### Dataset excerpt ###

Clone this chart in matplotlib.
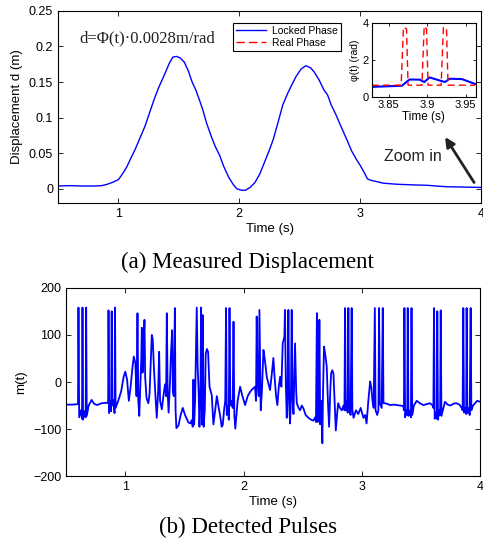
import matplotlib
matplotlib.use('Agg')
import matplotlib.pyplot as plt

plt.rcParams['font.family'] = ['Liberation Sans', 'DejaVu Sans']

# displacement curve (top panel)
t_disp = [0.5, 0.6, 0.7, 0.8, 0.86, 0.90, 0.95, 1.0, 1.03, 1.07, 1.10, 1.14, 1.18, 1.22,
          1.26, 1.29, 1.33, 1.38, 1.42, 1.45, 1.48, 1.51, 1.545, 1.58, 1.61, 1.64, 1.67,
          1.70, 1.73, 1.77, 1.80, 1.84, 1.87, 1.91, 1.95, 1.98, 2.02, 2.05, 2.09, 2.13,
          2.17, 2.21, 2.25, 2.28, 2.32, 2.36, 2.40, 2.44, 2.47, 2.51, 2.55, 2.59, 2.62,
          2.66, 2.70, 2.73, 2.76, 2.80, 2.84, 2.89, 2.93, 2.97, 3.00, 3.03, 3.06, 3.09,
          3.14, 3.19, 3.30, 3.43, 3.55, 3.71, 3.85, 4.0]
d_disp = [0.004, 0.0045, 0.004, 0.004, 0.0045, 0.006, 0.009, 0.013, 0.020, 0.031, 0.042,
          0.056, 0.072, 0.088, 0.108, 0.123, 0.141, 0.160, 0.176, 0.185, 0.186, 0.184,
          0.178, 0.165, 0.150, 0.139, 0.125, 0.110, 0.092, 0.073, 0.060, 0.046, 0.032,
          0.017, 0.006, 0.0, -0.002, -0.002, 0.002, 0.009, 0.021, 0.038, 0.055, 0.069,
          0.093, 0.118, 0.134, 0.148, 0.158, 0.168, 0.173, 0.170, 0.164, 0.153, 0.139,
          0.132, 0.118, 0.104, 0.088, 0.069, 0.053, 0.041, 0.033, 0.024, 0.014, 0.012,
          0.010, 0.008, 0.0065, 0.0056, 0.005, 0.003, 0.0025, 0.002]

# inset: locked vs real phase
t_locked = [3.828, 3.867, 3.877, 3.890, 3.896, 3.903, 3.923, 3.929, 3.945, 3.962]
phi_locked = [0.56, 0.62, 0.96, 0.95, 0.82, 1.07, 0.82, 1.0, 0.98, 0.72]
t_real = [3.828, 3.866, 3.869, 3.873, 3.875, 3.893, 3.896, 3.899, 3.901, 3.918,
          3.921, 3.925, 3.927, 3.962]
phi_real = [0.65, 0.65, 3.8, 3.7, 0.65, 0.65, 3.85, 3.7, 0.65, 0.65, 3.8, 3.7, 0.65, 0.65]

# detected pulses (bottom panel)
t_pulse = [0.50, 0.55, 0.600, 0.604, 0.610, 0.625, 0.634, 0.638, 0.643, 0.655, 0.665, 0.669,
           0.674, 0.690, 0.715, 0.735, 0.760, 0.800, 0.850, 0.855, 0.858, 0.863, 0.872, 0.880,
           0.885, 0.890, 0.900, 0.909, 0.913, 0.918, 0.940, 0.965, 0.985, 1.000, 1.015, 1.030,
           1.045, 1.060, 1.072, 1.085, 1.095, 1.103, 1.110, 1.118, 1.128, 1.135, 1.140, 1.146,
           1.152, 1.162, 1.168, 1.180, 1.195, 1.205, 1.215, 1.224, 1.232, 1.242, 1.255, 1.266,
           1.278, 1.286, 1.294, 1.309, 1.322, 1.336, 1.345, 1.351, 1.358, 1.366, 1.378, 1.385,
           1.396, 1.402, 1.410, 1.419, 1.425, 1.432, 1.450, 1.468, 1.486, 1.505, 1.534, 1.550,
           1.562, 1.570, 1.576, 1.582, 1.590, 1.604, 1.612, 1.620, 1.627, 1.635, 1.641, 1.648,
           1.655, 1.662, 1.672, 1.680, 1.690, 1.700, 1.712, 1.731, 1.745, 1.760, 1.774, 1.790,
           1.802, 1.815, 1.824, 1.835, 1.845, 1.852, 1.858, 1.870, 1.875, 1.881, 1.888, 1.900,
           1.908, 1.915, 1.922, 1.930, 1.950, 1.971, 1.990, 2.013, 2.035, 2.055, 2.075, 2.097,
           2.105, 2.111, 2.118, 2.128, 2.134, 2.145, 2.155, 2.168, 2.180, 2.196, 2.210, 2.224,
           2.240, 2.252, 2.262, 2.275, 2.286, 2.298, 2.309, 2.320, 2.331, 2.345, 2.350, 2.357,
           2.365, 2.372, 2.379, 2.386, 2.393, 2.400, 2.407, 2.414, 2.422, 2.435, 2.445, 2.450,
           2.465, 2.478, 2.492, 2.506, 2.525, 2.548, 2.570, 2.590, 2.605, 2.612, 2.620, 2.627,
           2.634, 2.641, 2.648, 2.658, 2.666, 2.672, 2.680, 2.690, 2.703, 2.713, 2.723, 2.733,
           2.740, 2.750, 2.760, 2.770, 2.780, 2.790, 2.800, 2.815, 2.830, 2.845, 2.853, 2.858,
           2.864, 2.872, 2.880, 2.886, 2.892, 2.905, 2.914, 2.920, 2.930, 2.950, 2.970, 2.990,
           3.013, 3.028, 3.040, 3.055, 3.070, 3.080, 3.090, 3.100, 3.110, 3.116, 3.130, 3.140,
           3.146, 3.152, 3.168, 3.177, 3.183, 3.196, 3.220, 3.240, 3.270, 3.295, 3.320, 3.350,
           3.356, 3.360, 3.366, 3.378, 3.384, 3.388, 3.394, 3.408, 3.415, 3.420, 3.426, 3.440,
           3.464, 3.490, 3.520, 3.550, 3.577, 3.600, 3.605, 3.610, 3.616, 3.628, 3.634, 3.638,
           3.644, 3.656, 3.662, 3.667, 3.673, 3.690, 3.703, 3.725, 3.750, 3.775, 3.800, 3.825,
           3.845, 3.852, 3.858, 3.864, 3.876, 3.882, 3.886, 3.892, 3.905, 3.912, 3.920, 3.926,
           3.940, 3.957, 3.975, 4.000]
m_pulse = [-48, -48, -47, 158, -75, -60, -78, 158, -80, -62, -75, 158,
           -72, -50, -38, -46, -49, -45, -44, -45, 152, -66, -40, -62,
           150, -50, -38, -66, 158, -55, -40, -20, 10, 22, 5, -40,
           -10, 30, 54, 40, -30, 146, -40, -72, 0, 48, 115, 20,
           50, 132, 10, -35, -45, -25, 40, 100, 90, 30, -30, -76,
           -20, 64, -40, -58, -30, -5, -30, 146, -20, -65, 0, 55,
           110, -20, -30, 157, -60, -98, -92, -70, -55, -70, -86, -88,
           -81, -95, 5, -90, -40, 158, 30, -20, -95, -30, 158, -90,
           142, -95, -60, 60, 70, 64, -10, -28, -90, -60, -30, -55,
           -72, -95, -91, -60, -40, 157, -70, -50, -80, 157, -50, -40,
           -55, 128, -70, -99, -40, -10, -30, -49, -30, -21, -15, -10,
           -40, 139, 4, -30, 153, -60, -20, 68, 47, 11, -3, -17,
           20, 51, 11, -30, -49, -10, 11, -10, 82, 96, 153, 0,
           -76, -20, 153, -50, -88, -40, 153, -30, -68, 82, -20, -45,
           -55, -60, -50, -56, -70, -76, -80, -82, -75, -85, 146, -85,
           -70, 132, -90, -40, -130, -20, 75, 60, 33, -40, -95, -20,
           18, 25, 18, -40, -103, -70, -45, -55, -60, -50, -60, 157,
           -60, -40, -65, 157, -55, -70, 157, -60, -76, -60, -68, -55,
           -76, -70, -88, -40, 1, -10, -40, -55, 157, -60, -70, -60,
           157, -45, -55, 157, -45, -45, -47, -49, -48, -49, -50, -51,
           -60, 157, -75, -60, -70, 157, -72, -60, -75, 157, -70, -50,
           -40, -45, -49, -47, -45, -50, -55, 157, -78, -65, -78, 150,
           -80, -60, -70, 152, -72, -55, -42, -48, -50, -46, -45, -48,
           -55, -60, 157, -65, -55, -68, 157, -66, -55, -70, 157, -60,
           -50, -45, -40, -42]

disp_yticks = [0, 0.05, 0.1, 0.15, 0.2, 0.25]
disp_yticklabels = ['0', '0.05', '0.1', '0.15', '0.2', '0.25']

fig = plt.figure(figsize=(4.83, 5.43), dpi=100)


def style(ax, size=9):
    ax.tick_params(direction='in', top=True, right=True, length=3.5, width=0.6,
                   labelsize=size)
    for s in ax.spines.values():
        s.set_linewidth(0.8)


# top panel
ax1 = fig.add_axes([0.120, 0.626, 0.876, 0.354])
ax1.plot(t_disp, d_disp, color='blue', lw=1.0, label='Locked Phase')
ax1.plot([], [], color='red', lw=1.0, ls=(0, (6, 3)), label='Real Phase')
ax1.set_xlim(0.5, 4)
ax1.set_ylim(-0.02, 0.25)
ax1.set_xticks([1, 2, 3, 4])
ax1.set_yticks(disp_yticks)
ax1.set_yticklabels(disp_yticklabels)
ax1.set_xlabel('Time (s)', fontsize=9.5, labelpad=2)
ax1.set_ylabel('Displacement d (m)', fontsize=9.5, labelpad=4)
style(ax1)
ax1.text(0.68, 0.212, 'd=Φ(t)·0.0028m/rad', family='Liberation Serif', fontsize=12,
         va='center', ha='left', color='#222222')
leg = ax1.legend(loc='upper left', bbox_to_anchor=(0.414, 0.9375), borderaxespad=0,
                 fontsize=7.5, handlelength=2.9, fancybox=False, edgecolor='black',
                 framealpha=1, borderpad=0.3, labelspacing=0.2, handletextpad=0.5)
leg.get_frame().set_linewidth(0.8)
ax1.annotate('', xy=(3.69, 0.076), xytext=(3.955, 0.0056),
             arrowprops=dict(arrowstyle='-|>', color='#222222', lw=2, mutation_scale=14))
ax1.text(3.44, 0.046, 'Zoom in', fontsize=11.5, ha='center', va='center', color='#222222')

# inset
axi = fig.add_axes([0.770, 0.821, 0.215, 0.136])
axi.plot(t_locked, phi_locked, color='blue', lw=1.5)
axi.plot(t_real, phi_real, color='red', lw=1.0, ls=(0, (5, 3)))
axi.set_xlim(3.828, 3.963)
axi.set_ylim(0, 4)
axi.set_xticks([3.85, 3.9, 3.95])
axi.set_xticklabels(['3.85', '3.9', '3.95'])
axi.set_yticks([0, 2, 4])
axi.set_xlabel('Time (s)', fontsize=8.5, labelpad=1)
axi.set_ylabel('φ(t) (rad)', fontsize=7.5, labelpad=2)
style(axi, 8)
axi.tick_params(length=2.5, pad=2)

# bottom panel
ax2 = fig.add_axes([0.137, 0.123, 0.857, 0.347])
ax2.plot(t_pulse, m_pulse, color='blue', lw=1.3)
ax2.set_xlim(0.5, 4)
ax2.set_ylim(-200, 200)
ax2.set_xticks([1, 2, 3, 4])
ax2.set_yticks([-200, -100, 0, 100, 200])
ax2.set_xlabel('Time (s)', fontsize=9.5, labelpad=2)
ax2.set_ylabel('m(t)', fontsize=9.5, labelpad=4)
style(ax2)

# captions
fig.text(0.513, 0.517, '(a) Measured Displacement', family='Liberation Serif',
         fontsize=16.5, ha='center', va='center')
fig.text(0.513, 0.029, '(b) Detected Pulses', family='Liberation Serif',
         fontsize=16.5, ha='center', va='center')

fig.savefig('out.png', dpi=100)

###

* **Exercise task**
Return all the lines that contain the string "matplotlib".

* **The output**
Clone this chart in matplotlib.
import matplotlib
matplotlib.use('Agg')
import matplotlib.pyplot as plt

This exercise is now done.